WRITTEN TASK: Leave out the pictures and set down exactly the lines from the start of the listing through the one with "import * as d3 from 'd3';", both included.

## begin SOURCE RECORDS

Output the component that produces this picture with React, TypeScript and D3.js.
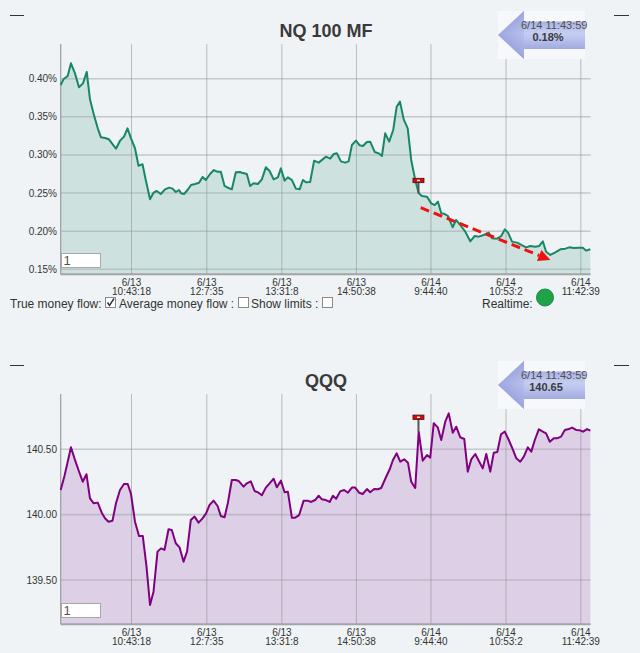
import React from 'react';
import * as d3 from 'd3';

// ---------- data ----------
const mfPoints: [number, number][] = [
  [0,0.3917],[1.1,0.3992],[2.8,0.4035],[4.1,0.4202],[5.7,0.4070],[7.3,0.3887],[8.9,0.3939],[10.4,0.4088],[11.7,0.3729],[13.1,0.3546],
  [14.8,0.3349],[16.1,0.3231],[17.7,0.3222],[19.3,0.3205],[20.7,0.3143],[22.1,0.3082],[23.7,0.3187],[25.3,0.3240],[26.7,0.3349],[28.1,0.3218],
  [29.7,0.3087],[31.1,0.2859],[32.7,0.2877],[34.0,0.2671],[35.7,0.2418],[37.1,0.2505],[38.4,0.2527],[40.0,0.2488],[41.7,0.2549],[43.3,0.2571],
  [44.7,0.2558],[46.0,0.2514],[47.3,0.2540],[48.1,0.2497],[49.3,0.2488],[50.7,0.2540],[52.1,0.2606],[53.7,0.2619],[55.3,0.2636],[56.7,0.2711],
  [58.0,0.2671],[59.7,0.2750],[61.2,0.2802],[62.5,0.2781],[64.0,0.2781],[65.5,0.2593],[67.1,0.2566],[68.4,0.2549],[70.0,0.2772],[71.7,0.2776],
  [72.4,0.2767],[74.4,0.2750],[75.7,0.2593],[77.1,0.2628],[78.8,0.2619],[80.4,0.2680],[82.0,0.2838],[83.5,0.2789],[85.1,0.2680],[86.8,0.2706],
  [88.0,0.2824],[89.5,0.2663],[90.8,0.2706],[92.4,0.2671],[94.0,0.2558],[95.5,0.2549],[96.8,0.2671],[98.1,0.2641],[99.7,0.2645],[101.3,0.2925],
  [103.1,0.2899],[104.7,0.2942],[106.0,0.2977],[107.7,0.2951],[109.1,0.3012],[110.4,0.3021],[112.0,0.2916],[113.7,0.2899],[115.1,0.2916],[116.4,0.3130],
  [118.0,0.3187],[119.5,0.3126],[120.8,0.3117],[122.4,0.3170],[123.7,0.3174],[125.5,0.3039],[127.1,0.3021],[128.4,0.2986],[129.7,0.3283],[131.3,0.3174],
  [132.9,0.3327],[134.3,0.3633],[135.6,0.3699],[137.1,0.3467],[138.7,0.3349],[140.1,0.2934],[141.7,0.2671],[143.1,0.2497],[144.4,0.2462],[146.4,0.2453],
  [148.1,0.2365],[149.5,0.2343],[150.8,0.2387],[152.1,0.2234],[153.5,0.2225],[154.8,0.2199],[156.7,0.2051],[158.0,0.2147],[159.7,0.2081],[161.7,0.1994],
  [163.7,0.1867],[165.5,0.1937],[167.1,0.1928],[169.1,0.1950],[171.1,0.1981],[172.4,0.1906],[174.4,0.1902],[176.1,0.1937],[177.5,0.2024],[178.8,0.1981],
  [180.4,0.1863],[182.4,0.1850],[184.1,0.1819],[186.0,0.1788],[187.7,0.1806],[189.7,0.1797],[191.3,0.1806],[192.7,0.1867],[194.0,0.1731],[195.7,0.1688],
  [197.7,0.1723],[199.7,0.1762],[201.7,0.1771],[203.3,0.1788],[205.1,0.1779],[207.1,0.1784],[208.7,0.1784],[210.0,0.1745],[211.7,0.1762],
];

const qqqPoints: [number, number][] = [
  [0,140.189],[1.5,140.296],[2.8,140.405],[4.1,140.515],[5.5,140.431],[7.1,140.342],[8.8,140.252],[10.3,140.309],[11.7,140.125],[13.2,140.087],
  [14.8,140.092],[16.4,140.015],[17.7,139.972],[19.1,139.946],[20.7,139.954],[22.1,140.087],[23.7,140.189],[25.3,140.235],[26.8,140.235],[28.1,140.158],
  [29.7,139.946],[31.3,139.837],[32.8,139.837],[34.3,139.602],[35.7,139.309],[37.1,139.411],[38.7,139.717],[40.1,139.742],[41.5,139.730],[43.1,139.888],
  [44.4,139.883],[46.0,139.781],[47.5,139.750],[49.1,139.640],[50.5,139.717],[52.0,139.959],[53.5,139.985],[55.1,139.939],[56.7,139.972],[58.1,140.010],
  [59.5,140.074],[61.1,140.107],[62.7,140.066],[64.0,139.990],[65.5,139.980],[66.8,140.087],[68.4,140.265],[70.0,140.265],[71.1,140.258],[73.1,140.214],
  [74.4,140.240],[76.0,140.255],[77.5,140.181],[79.1,140.168],[80.4,140.148],[82.0,140.207],[83.5,140.240],[85.1,140.275],[86.4,140.209],[88.0,140.260],
  [89.5,140.171],[90.8,140.176],[92.4,139.977],[93.7,139.977],[95.3,139.997],[97.1,140.107],[98.7,140.107],[100.1,140.097],[101.7,140.112],[103.1,140.145],
  [104.4,140.117],[106.0,140.112],[107.5,140.097],[108.8,140.145],[110.1,140.122],[111.7,140.178],[113.3,140.189],[114.8,140.168],[116.4,140.207],[117.7,140.207],
  [119.3,140.168],[120.7,140.158],[122.4,140.196],[123.7,140.171],[125.3,140.196],[126.8,140.194],[128.1,140.204],[130.0,140.286],[131.5,140.347],[132.8,140.418],
  [134.3,140.469],[135.7,140.405],[137.3,140.423],[138.8,140.398],[140.1,140.252],[141.7,140.204],[143.1,140.635],[144.7,140.413],[146.4,140.456],[147.7,140.436],
  [149.1,140.699],[150.7,140.668],[152.1,140.571],[153.7,140.711],[155.1,140.775],[156.7,140.627],[158.1,140.673],[159.7,140.592],[161.3,140.579],[162.7,140.329],
  [164.1,140.423],[165.7,140.464],[167.3,140.405],[168.7,140.354],[170.1,140.464],[171.7,140.329],[173.1,140.474],[174.5,140.479],[176.0,140.615],[177.5,140.635],
  [179.1,140.571],[180.7,140.500],[182.1,140.431],[183.7,140.405],[185.1,140.444],[186.7,140.515],[188.1,140.482],[189.5,140.571],[191.1,140.653],[192.7,140.635],
  [194.0,140.622],[195.5,140.558],[197.1,140.584],[198.4,140.584],[200.0,140.597],[201.5,140.648],[203.1,140.655],[204.4,140.666],[206.0,140.648],[207.5,140.645],
  [208.8,140.635],[210.4,140.655],[211.7,140.643],
];

const xTickIdx = [28.3, 58.4, 88.4, 118.2, 148, 178, 207.9];
const xTickDates = ['6/13', '6/13', '6/13', '6/13', '6/14', '6/14', '6/14'];
const xTickTimes = ['10:43:18', '12:7:35', '13:31:8', '14:50:38', '9:44:40', '10:53:2', '11:42:39'];

const mfTicks = [0.15, 0.2, 0.25, 0.3, 0.35, 0.4];
const qqqTicks = [139.5, 140.0, 140.5];

const mfTrend: [number, number][] = [[143.9, 0.2308], [195.7, 0.1622]];
const mfMarker = { idx: 143.0, top: 0.2665, bottom: 0.2497 };
const qqqMarker = { idx: 143.0, top: 140.745, bottom: 140.635 };

const badgeTime = '6/14 11:43:59';
const mfBadgeValue = '0.18%';
const qqqBadgeValue = '140.65';

const legendItems = [
  { label: 'True money flow:', checked: true },
  { label: 'Average money flow :', checked: false },
  { label: 'Show limits :', checked: false },
];

// ---------- layout ----------
const W = 640;
const H = 653;
const BG = '#eff3f6';
const FONT = "'Liberation Sans', Arial, sans-serif";
const PLOT_L = 60.7;
const PLOT_R = 590.6;
const PLOT_T = 44;
const PLOT_B = 274.3;

const x = d3.scaleLinear().domain([0, 211.8]).range([PLOT_L, PLOT_R]);

type PanelProps = {
  offset: number;
  title: string;
  points: [number, number][];
  yDomain: [number, number];
  yRange: [number, number];
  ticks: number[];
  fmt: (v: number) => string;
  fill: string;
  stroke: string;
  badgeValue: string;
  badgeValueX: number;
  marker: { idx: number; top: number; bottom: number };
  trend?: [number, number][];
  gid: string;
};

function Panel(p: PanelProps) {
  const y = d3.scaleLinear().domain(p.yDomain).range(p.yRange);
  const line = d3.line<[number, number]>().x(d => x(d[0])).y(d => y(d[1]));
  const area = d3.area<[number, number]>().x(d => x(d[0])).y0(PLOT_B).y1(d => y(d[1]));
  const mx = x(p.marker.idx);
  return (
    <g transform={`translate(0,${p.offset})`}>
      <defs>
        <linearGradient id={p.gid} x1="0" y1="0" x2="0" y2="1">
          <stop offset="0" stopColor="#8b96d6" />
          <stop offset="0.45" stopColor="#c6cdf1" />
          <stop offset="0.55" stopColor="#bec6ef" />
          <stop offset="1" stopColor="#8792d2" />
        </linearGradient>
        <linearGradient id={p.gid + 'h'} x1="0" y1="0" x2="1" y2="0">
          <stop offset="0" stopColor="#7f8bd0" />
          <stop offset="1" stopColor="#aab3e8" />
        </linearGradient>
      </defs>
      {/* corner dashes */}
      <line x1={10} x2={24} y1={15.5} y2={15.5} stroke="#333" strokeWidth={1} />
      <line x1={614} x2={629} y1={15.5} y2={15.5} stroke="#333" strokeWidth={1} />
      {/* title */}
      <text x={326} y={36.5} textAnchor="middle" fontFamily={FONT} fontWeight="bold" fontSize={18} fill="#3a3a3a">
        {p.title}
      </text>
      {/* area */}
      <path d={area(p.points) || ''} fill={p.fill} />
      {/* horizontal gridlines */}
      {p.ticks.map(t => (
        <line key={'h' + t} x1={PLOT_L} x2={PLOT_R} y1={y(t)} y2={y(t)} stroke="#a9abb0" strokeOpacity={0.6} strokeWidth={1.6} />
      ))}
      {/* vertical gridlines */}
      {xTickIdx.map(t => (
        <line key={'v' + t} x1={x(t)} x2={x(t)} y1={PLOT_T} y2={PLOT_B} stroke="#8c8c90" strokeOpacity={0.55} strokeWidth={1} />
      ))}
      {/* axes */}
      <line x1={PLOT_L} x2={PLOT_L} y1={PLOT_T} y2={PLOT_B} stroke="#9a9ca0" strokeWidth={1.2} />
      <line x1={PLOT_L} x2={PLOT_R} y1={PLOT_B} y2={PLOT_B} stroke="#a2a4a8" strokeWidth={2} />
      {/* y tick labels */}
      {p.ticks.map(t => (
        <text key={'yl' + t} x={57} y={y(t) + 3.5} textAnchor="end" fontFamily={FONT} fontSize={10} fill="#333">
          {p.fmt(t)}
        </text>
      ))}
      {/* x tick labels */}
      {xTickIdx.map((t, i) => (
        <text key={'xl' + t} x={x(t)} y={285.5} textAnchor="middle" fontFamily={FONT} fontSize={10} fill="#333">
          <tspan x={x(t)} dy={0}>{xTickDates[i]}</tspan>
          <tspan x={x(t)} dy={9.6}>{xTickTimes[i]}</tspan>
        </text>
      ))}
      {/* series line */}
      <path d={line(p.points) || ''} fill="none" stroke={p.stroke} strokeWidth={2} strokeLinejoin="round" />
      {/* marker */}
      <line x1={mx} x2={mx} y1={y(p.marker.top)} y2={y(p.marker.bottom)} stroke="#555" strokeWidth={2} />
      <rect x={mx - 5.5} y={y(p.marker.top) - 2.2} width={11} height={4.4} fill="#ee0000" stroke="#222" strokeWidth={0.8} />
      <rect x={mx - 1.5} y={y(p.marker.top) - 0.7} width={3} height={1.4} fill="#fff" />
      {/* trend arrow */}
      {p.trend && (() => {
        const [a, b] = p.trend!;
        const x1 = x(a[0]), y1 = y(a[1]), x2 = x(b[0]), y2 = y(b[1]);
        const ang = Math.atan2(y2 - y1, x2 - x1);
        const hl = 12, hw = 6;
        const bx = x2 - hl * Math.cos(ang), by = y2 - hl * Math.sin(ang);
        const px = -Math.sin(ang), py = Math.cos(ang);
        return (
          <g>
            <line x1={x1} y1={y1} x2={bx} y2={by} stroke="#f01010" strokeWidth={3} strokeDasharray="9,5" />
            <polygon points={`${x2},${y2} ${bx + px * hw},${by + py * hw} ${bx - px * hw},${by - py * hw}`} fill="#f01010" />
          </g>
        );
      })()}
      {/* input box */}
      <rect x={61.5} y={253.5} width={39} height={14} fill="#fff" stroke="#a8a8a8" strokeWidth={1} />
      <text x={63.5} y={265} fontFamily={FONT} fontSize={13} fill="#555">1</text>
      {/* badge */}
      <rect x={498} y={11} width={87} height={48} fill="#f7f8fb" />
      <path d="M498,35 L524,11 L524,21.5 L585,21.5 L585,49 L524,49 L524,59 Z" fill={`url(#${p.gid})`} />
      <path d="M498,35 L524,11 L524,59 Z" fill={`url(#${p.gid}h)`} opacity={0.55} />
      <text x={521} y={29} fontFamily={FONT} fontSize={11} fill="#505050">{badgeTime}</text>
      <text x={p.badgeValueX} y={41} textAnchor="middle" fontFamily={FONT} fontWeight="bold" fontSize={11} fill="#3a3a3a">
        {p.badgeValue}
      </text>
    </g>
  );
}

function Legend() {
  const xs = [10, 119, 251];
  const boxX = [105, 238, 322];
  return (
    <g>
      {legendItems.map((it, i) => (
        <g key={it.label}>
          <text x={xs[i]} y={307.5} fontFamily={FONT} fontSize={12} fill="#333">{it.label}</text>
          <rect x={boxX[i] + 0.5} y={297.5} width={10} height={10} fill="#fff" stroke="#8a8a8a" />
          {it.checked && (
            <path d={`M${boxX[i] + 2.5},${302.5} L${boxX[i] + 4.5},${305.5} L${boxX[i] + 9},${298.5}`} fill="none" stroke="#334" strokeWidth={1.5} />
          )}
        </g>
      ))}
      <text x={482} y={307.5} fontFamily={FONT} fontSize={12} fill="#333">Realtime:</text>
      <circle cx={545} cy={297.5} r={8.5} fill="#1ea34a" stroke="#178a3c" strokeWidth={1} />
    </g>
  );
}

export default function App() {
  return (
    <div style={{ position: 'fixed', left: 0, top: 0, width: W, height: H }}>
      <svg width={W} height={H} viewBox={`0 0 ${W} ${H}`} style={{ display: 'block' }}>
        <rect x={0} y={0} width={W} height={H} fill={BG} />
        <Panel
          offset={0}
          title="NQ 100 MF"
          points={mfPoints}
          yDomain={[0.15, 0.4]}
          yRange={[269.3, 78.7]}
          ticks={mfTicks}
          fmt={v => v.toFixed(2) + '%'}
          fill="#cde2df"
          stroke="#178764"
          badgeValue={mfBadgeValue}
          badgeValueX={548}
          marker={mfMarker}
          trend={mfTrend}
          gid="badgeA"
        />
        <Legend />
        <Panel
          offset={350}
          title="QQQ"
          points={qqqPoints}
          yDomain={[139.5, 140.5]}
          yRange={[230, 99.3]}
          ticks={qqqTicks}
          fmt={v => v.toFixed(2)}
          fill="#ddcfe5"
          stroke="#800080"
          badgeValue={qqqBadgeValue}
          badgeValueX={546}
          marker={qqqMarker}
          gid="badgeB"
        />
      </svg>
    </div>
  );
}
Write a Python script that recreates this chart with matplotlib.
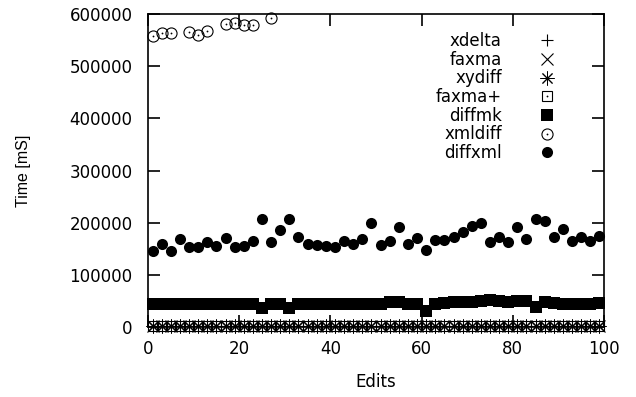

## end SOURCE RECORDS

WORKED ANSWER:
Output the component that produces this picture with React, TypeScript and D3.js.
import React from 'react';
import * as d3 from 'd3';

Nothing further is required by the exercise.